The intent of this question is to move towards an observed factual evidence-driven method where the evidence is generally taken from the system where the problem is observed.

Troubleshooting is an iterative process attempting to isolate an issue to the point that some action can be taken to have a positive effect. Often this is a multi-step process which moves toward isolating the issue. For example, in deploying an application on a server attached to an ACI fabric, a possible problem observed could be that the application does not seem to respond from a client on the network. The isolation steps may look something like this:

_images/troubleshooting_diagram.jpg

Troubleshooting is usually not a simple linear path, and in this example it is possible that a troubleshooter may have observed the system fault earlier in the process and started at that stage.

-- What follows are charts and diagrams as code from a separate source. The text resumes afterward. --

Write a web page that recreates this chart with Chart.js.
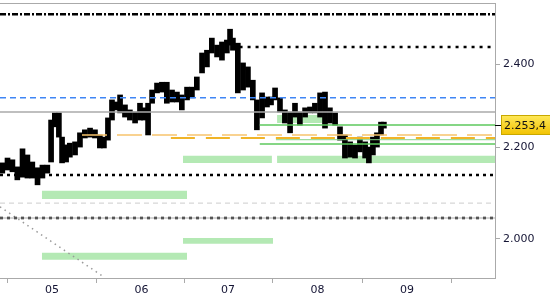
<!DOCTYPE html>
<html>
<head>
<meta charset="utf-8">
<script src="https://cdn.jsdelivr.net/npm/chart.js@4/dist/chart.umd.min.js"></script>
<style>
  html, body { margin: 0; padding: 0; background: #fff; }
  #wrap { width: 550px; height: 300px; }
</style>
</head>
<body>
<div id="wrap"><canvas id="priceChart"></canvas></div>
<script>
// x is days counted from 1 May
const barDays = [-17.2, -15.4, -13.7, -12.0, -10.2, -8.5, -6.8, -5.0, -3.3, -1.6,
  -0.3, 1.0, 2.4, 3.5, 4.9, 6.2, 8.0, 9.7, 11.4, 13.2,
  14.9, 16.6, 18.0, 19.4, 20.8, 22.2, 23.6, 25.3, 27.0, 28.8,
  30.5, 31.9, 33.3, 34.7, 36.4, 38.1, 39.8, 41.6, 43.3, 45.0,
  46.8, 48.5, 50.2, 52.0, 53.7, 55.4, 57.2, 58.9, 60.6, 61.7,
  62.7, 64.4, 66.2, 67.9, 69.6, 71.0, 72.8, 74.5, 75.9, 77.3,
  79.0, 80.7, 82.5, 84.2, 85.9, 87.7, 89.4, 91.1, 92.9, 94.6,
  96.3, 98.1, 99.8, 101.5, 103.3, 105.0, 106.7, 108.5, 109.8, 111.2,
  112.6, 114.0, 115.0];
const barLows = [2142, 2149, 2145, 2127, 2133, 2131, 2131, 2116, 2131, 2142,
  2167, 2248, 2224, 2165, 2167, 2178, 2183, 2201, 2222, 2224,
  2222, 2199, 2199, 2217, 2264, 2288, 2281, 2271, 2264, 2257,
  2264, 2264, 2229, 2304, 2329, 2331, 2304, 2307, 2307, 2288,
  2312, 2317, 2336, 2378, 2393, 2428, 2418, 2410, 2428, 2448,
  2435, 2329, 2336, 2343, 2312, 2241, 2269, 2295, 2300, 2312,
  2283, 2257, 2234, 2271, 2252, 2271, 2281, 2281, 2271, 2245,
  2257, 2252, 2217, 2176, 2178, 2176, 2190, 2176, 2165, 2183,
  2201, 2229, 2245];
const barHighs = [2165, 2176, 2172, 2156, 2197, 2183, 2167, 2154, 2160, 2160,
  2264, 2281, 2281, 2224, 2206, 2210, 2213, 2234, 2241, 2245,
  2241, 2229, 2224, 2269, 2312, 2307, 2324, 2300, 2288, 2283,
  2304, 2293, 2304, 2336, 2353, 2355, 2355, 2336, 2331, 2324,
  2343, 2343, 2368, 2428, 2435, 2466, 2448, 2456, 2461, 2489,
  2466, 2453, 2403, 2393, 2360, 2312, 2329, 2319, 2319, 2341,
  2317, 2288, 2283, 2304, 2283, 2293, 2295, 2304, 2329, 2331,
  2293, 2281, 2248, 2229, 2213, 2206, 2224, 2213, 2201, 2224,
  2234, 2259, 2259];
const lastClose = 2253.4;

const monthDays = [0, 31, 61, 92, 123];
const monthLabels = ["05", "06", "07", "08", "09"];
const yTicks = [2000, 2200, 2400];
const xFirst = -18.0;
const xLast = 153.5;

// horizontal levels
const levelValues = [2528, 2443, 2317, 2283, 2252, 2229, 2222, 2218, 2208, 2138, 2076, 2044, 2044];
const levelStarts = [xFirst, 65, xFirst, xFirst, 72, 10.4, 41.2, 77.6, 72, xFirst, xFirst, xFirst, xFirst];

// green zones
const zoneStarts = [78.0, 45.4, 78.0, -3.5, 45.4, -3.5];
const zoneEnds = [96.3, 76.2, xLast, 46.8, 76.6, 46.8];
const zoneTops = [2276, 2181, 2181, 2103, 2002, 1971];
const zoneBottoms = [2257, 2165, 2165, 2085, 1990, 1957];

// dotted trend line
const trendDays = [xFirst, 18.0];
const trendValues = [2068, 1922];

const levelStyles = [
  { color: "#000000", width: 2.5, dash: [6, 2, 2, 2] },
  { color: "#000000", width: 2.5, dash: [3, 5] },
  { color: "#3f86f5", width: 1.5, dash: [6, 4] },
  { color: "#aaaaaa", width: 1.5, dash: [] },
  { color: "#5cc85c", width: 1.5, dash: [] },
  { color: "#f7c46c", width: 1.5, dash: [25, 10] },
  { color: "#f0b428", width: 2, dash: [24, 11] },
  { color: "#86d486", width: 1, dash: [] },
  { color: "#5cc85c", width: 1.5, dash: [] },
  { color: "#000000", width: 2.5, dash: [3, 4] },
  { color: "#cccccc", width: 1, dash: [5, 4] },
  { color: "#aaaaaa", width: 1, dash: [] },
  { color: "#000000", width: 2.5, dash: [3, 4] }
];

const FONT = "'DejaVu Sans', Verdana, sans-serif";
const TICK_COLOR = "#141434";
const GREY = "#aaaaaa";

function fmtThousands(v) {
  return String(v).replace(/\B(?=(\d{3})+(?!\d))/g, ".");
}

function noPadding(s) {
  s.paddingTop = 0;
  s.paddingBottom = 0;
  s.paddingLeft = 0;
  s.paddingRight = 0;
}

const datasets = [];

datasets.push({
  type: "bar",
  data: barDays.map((d, i) => ({ x: d, y: [barLows[i], barHighs[i]] })),
  backgroundColor: "#000000",
  borderWidth: 0,
  barThickness: 5,
  order: 1
});

levelValues.forEach((v, i) => {
  const st = levelStyles[i];
  datasets.push({
    type: "line",
    data: [{ x: levelStarts[i], y: v }, { x: xLast, y: v }],
    borderColor: st.color,
    borderWidth: st.width,
    borderDash: st.dash,
    pointRadius: 0,
    fill: false,
    order: 0
  });
});

datasets.push({
  type: "line",
  data: trendDays.map((d, i) => ({ x: d, y: trendValues[i] })),
  borderColor: "#999999",
  borderWidth: 1.5,
  borderDash: [1.5, 4],
  pointRadius: 0,
  fill: false,
  order: 0
});

zoneStarts.forEach((s, i) => {
  datasets.push({
    type: "line",
    data: [{ x: s, y: zoneTops[i] }, { x: zoneEnds[i], y: zoneTops[i] }],
    borderWidth: 0,
    pointRadius: 0,
    backgroundColor: "#b4e9b4",
    fill: "+1",
    order: 5
  });
  datasets.push({
    type: "line",
    data: [{ x: s, y: zoneBottoms[i] }, { x: zoneEnds[i], y: zoneBottoms[i] }],
    borderWidth: 0,
    pointRadius: 0,
    fill: false,
    order: 5
  });
});

const priceTag = {
  id: "priceTag",
  afterDraw(chart) {
    const ctx = chart.ctx;
    const yScale = chart.scales.y;
    const area = chart.chartArea;
    const y = Math.round(yScale.getPixelForValue(lastClose));
    ctx.save();
    ctx.strokeStyle = "#000";
    ctx.lineWidth = 1;
    ctx.beginPath();
    ctx.moveTo(area.right, y + 0.5);
    ctx.lineTo(area.right + 6, y + 0.5);
    ctx.stroke();
    const g = ctx.createLinearGradient(0, y - 10, 0, y + 10);
    g.addColorStop(0, "#ffe95a");
    g.addColorStop(1, "#f2c200");
    ctx.fillStyle = g;
    ctx.fillRect(area.right + 6, y - 10, 52, 20);
    ctx.strokeStyle = "#c8a800";
    ctx.strokeRect(area.right + 6.5, y - 9.5, 52, 19);
    ctx.fillStyle = "#111";
    ctx.font = "11px " + FONT;
    ctx.textBaseline = "middle";
    ctx.fillText(fmtThousands(Math.floor(lastClose)) + "," + String(lastClose).split(".")[1], area.right + 9, y + 1);
    ctx.restore();
  }
};

new Chart(document.getElementById("priceChart"), {
  type: "bar",
  data: { datasets },
  plugins: [priceTag],
  options: {
    responsive: true,
    maintainAspectRatio: false,
    animation: false,
    layout: { padding: 0 },
    plugins: { legend: { display: false }, tooltip: { enabled: false } },
    scales: {
      x: {
        type: "linear",
        position: "bottom",
        min: xFirst,
        max: xLast,
        offset: false,
        afterBuildTicks: (s) => { s.ticks = monthDays.map((v) => ({ value: v })); },
        afterFit: (s) => { s.height = 22; noPadding(s); },
        ticks: {
          autoSkip: false,
          maxRotation: 0,
          padding: 1,
          color: TICK_COLOR,
          font: { family: FONT, size: 11 },
          callback: (v) => monthLabels[monthDays.indexOf(v)]
        },
        grid: { drawOnChartArea: false, drawTicks: true, tickLength: 5, color: GREY },
        border: { color: GREY }
      },
      xTop: {
        type: "linear",
        position: "top",
        min: xFirst,
        max: xLast,
        afterFit: (s) => { s.height = 3; noPadding(s); },
        ticks: { display: false },
        grid: { display: false },
        border: { color: GREY }
      },
      y: {
        type: "logarithmic",
        position: "right",
        min: 1920,
        max: 2558,
        afterBuildTicks: (s) => { s.ticks = yTicks.map((v) => ({ value: v })); },
        afterFit: (s) => { s.width = 55; noPadding(s); },
        ticks: {
          padding: 3,
          color: TICK_COLOR,
          font: { family: FONT, size: 11 },
          callback: (v) => fmtThousands(v)
        },
        grid: { drawOnChartArea: false, drawTicks: true, tickLength: 5, color: GREY },
        border: { color: GREY }
      }
    }
  }
});
</script>
</body>
</html>
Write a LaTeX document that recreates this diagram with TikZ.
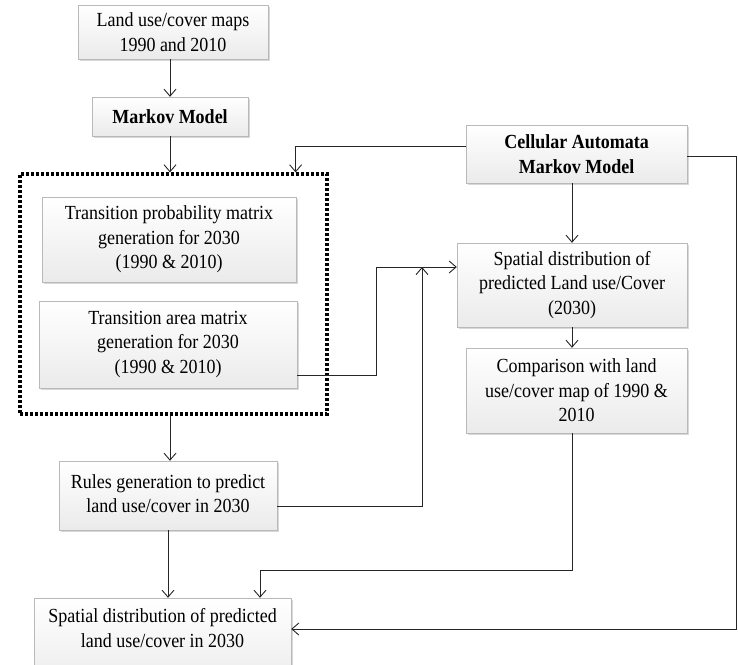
\documentclass[tikz,border=0pt]{standalone}
\usepackage{fontspec}
\setmainfont[FakeStretch=0.9]{Liberation Serif}
\usetikzlibrary{arrows.meta,shadows}

\begin{document}
\begin{tikzpicture}[align=center, x=1pt, y=-1pt]
\tikzstyle{box} = [rectangle, inner sep=0pt, text centered, draw=gray!55, top color=white, bottom color=gray!16,
    drop shadow={shadow xshift=1.5pt, shadow yshift=-1.5pt, fill=gray!60, opacity=.5},
    font=\fontsize{20}{24.5}\selectfont]
\tikzstyle{dotbox} = [rectangle, inner sep=0pt, draw=black, line width=3.2pt, dash pattern=on 3pt off 2pt]
\tikzstyle{arrow} = [line width=0.9pt, draw=black!85, -{Straight Barb[length=7pt,width=12pt,line width=0.9pt]}]
\useasboundingbox (0,0) rectangle (738,664);
    \path
        (173, 32) node[box, minimum width=190pt, minimum height=54pt] (maps) {Land use/cover maps\\1990 and 2010}
        (170, 116.5) node[box, minimum width=156pt, minimum height=39pt] (markov) {\textbf{Markov Model}}
        (576.5, 154) node[box, minimum width=221pt, minimum height=58pt] (camm) {\textbf{Cellular Automata}\\\textbf{Markov Model}}
        (173.5, 294) node[dotbox, minimum width=307pt, minimum height=240pt] (matrices) {}
        (169, 239.5) node[box, minimum width=254pt, minimum height=85pt] (probmat) {Transition probability matrix\\generation for 2030\\(1990 \& 2010)}
        (168, 344.5) node[box, minimum width=258pt, minimum height=87pt] (areamat) {Transition area matrix\\generation for 2030\\(1990 \& 2010)}
        (168, 495.5) node[box, minimum width=218pt, minimum height=69pt] (rules) {\raisebox{11pt}{\begin{tabular}{@{}c@{}}Rules generation to predict\\land use/cover in 2030\end{tabular}}}
        (572, 285) node[box, minimum width=230pt, minimum height=84pt] (spatial) {Spatial distribution of\\predicted Land use/Cover\\(2030)}
        (576.5, 390.5) node[box, minimum width=221pt, minimum height=85pt] (compare) {Comparison with land\\use/cover map of 1990 \&\\2010}
        (162.5, 644) node[box, minimum width=257pt, minimum height=92pt] (result) {Spatial distribution of predicted\\land use/cover in 2030\\\strut};

    \coordinate (merge) at (422, 267);

        \draw [arrow] (maps.south -| markov.north) -- (markov.north);
        \draw [arrow] (markov.south) -- (markov.south |- matrices.north);
        \draw [arrow] ([yshift=8pt]camm.west) -| ([xshift=-33pt]matrices.north east);
        \draw [arrow] (camm.south -| spatial.north) -- (spatial.north);
        \draw [arrow] ([yshift=-30.5pt]areamat.east) -- ++(79,0) |- ([yshift=18pt]spatial.west);
        \draw [arrow] ([yshift=-10.5pt]rules.east) -| (merge);
        \draw [arrow] (spatial.south) -- (spatial.south |- compare.north);
        \draw [arrow] (markov.south |- matrices.south) -- (markov.south |- rules.north);
        \draw [arrow] (rules.south) -- (rules.south |- result.north);
        \draw [arrow] ([xshift=-4pt]compare.south) -- ++(0,137) -| ([xshift=97.5pt]result.north);
        \draw [arrow] ([yshift=-2pt]camm.east) -- ++(49.5,0) |- ([yshift=15pt]result.east);
\end{tikzpicture}
\end{document}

In this example, information related to the problem came from several data points in the system. These data points can be part of a linear causal process or can be used to better understand the scope and various points and conditions that better define the issue. How these data points are collected is defined by three characteristics:

  • WHAT: What information is being collected
  • WHERE: Where on the system is the information being collected
  • HOW: The method used in collecting the information

For example, the state of the fabric Ethernet interface can be gathered from the leaf through CLI on the leaf in a couple of different ways. This information can be gathered from the APIC, either through the GUI or the REST API call. When troubleshooting, it is important to understand where else relevant information is likely to come from to build a better picture of what is the issue.